Based on ‘Yes’ or ‘No’ answers, respondents are asked one of the following questions, but not the other:
- (If Yes) “How many days did the food from the general food distribution from the last cycle of food assistance last?”
- (If No) “Why do you not have access to the local food assistance programmes?”
Constraints: Constraints can limit the input values (if integer) or responses (if a nominal variable). With constraints on integer variables, you can set a maximum and minimum value in the MDC form and reduce data entry errors. With constraints on nominal variables, you can limit the answer options based on prior responses (in the same or other questions), thereby reducing logical inconsistencies within the responses.
An example of a constraint on an integer variable can be seen in the case study where respondents are asked: “What is the total number of household members?”. Responses can only be input between 1 and 30 (no negative numbers and no responses higher than 30). This leaves open the possibility for very large families, while removing the possibility of a data input error, such as a negative (-) symbol before the value, or an extra zero.
An example of a constraint on a nominal variable can be seen in the case study where respondents are asked: “Which of your household’s basic needs can you not afford?” The potential answer options are a series of basic household needs, however two other options include ‘Don’t know’ or ‘All needs are met’. The form does not allow respondents to select a basic need that they cannot afford, along with ‘Don’t know’ or ‘All basic needs are met’.
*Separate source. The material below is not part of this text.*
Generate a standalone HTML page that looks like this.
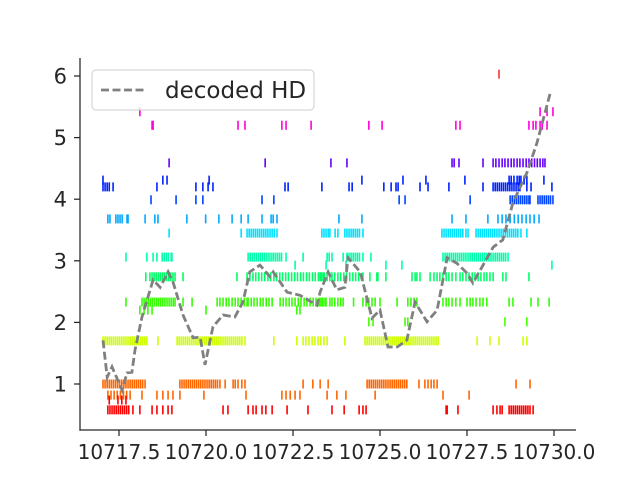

However - you should be careful because a poorly designed MDC form that has inherent bias can actually decrease data quality by preventing enumerators from entering actual answers from the subjects. In this instance, the form would contain ‘confirmation bias’.
Access the XLSForm file here.
Access the ZIP file here.
Download the PPT file here.
What to do with errors, missing values, and/or true identified extreme values?
If time and resources allow, it is always preferable to re-measure the suspect or erroneous value, for example through follow-up directly by enumerators with the research subject who first answered the survey questions. If this is not the case, you can follow the below courses of action (summarized from the ACAPS 2016 resource Data cleaning):
- Leave the data unchanged: Despite suspicion of a datapoint, leave it unchanged and include it in the analysis. The larger the sample size, the less one potential error will affect the analysis.
Remember, it is possible that the datapoint is an outlier, and choosing to correct the datapoint is often down to the subjective perspective of the person conducting the data analysis. As such, leaving the data unchanged is a conservative approach. However, will choosing this course of action is more difficult if the dataset has a small sample size, and therefore one incorrect value has a greater potential impact on the overall results.
- Correct the data: This can be done only if the respondent’s original intentions in answering questions can be fully determined, for example after follow-ups with the enumerator, or the respondent directly.
However, the more conservative approach is above; if there are no notes or evidence to understand where the error came from, it is often better to leave the data as is. Changing values can lead to significant bias if unjustified, as changes will be based on the pre-conceived notions of the person conducting the analysis. Therefore, without evidence of an error, it is best to leave the data as is, and treat it as an outlier.
- Delete the data: You can potentially delete the data if it seems highly illogical as the value is so far from the norm that it will affect descriptive or inferential statistics.
However, should you delete just this response or delete the entire record? It is important to recall that any time data is deleted, there is a risk of ‘cherry-picking’ the expect results, consciously or subconsciously, to have more anticipated results. Impossible values should never be left unchanged, but should be corrected if a correct value can be found, otherwise they should be deleted.
Overall, the best course of action is context specific, and up to the discretion of the researcher. Collecting more background information can help you determine the best course of action.
Note: MDC can provide very valuable tools in helping you have more information. Metadata from the submitted data can help you gain more information, for example through the time spent on a survey input, the location, or reviewing potential ‘gaps’ in the tools (such as a missing constraint, which could lead to data entry errors). Gathering information back from the data collection team is also very useful, if time and resources allow for it.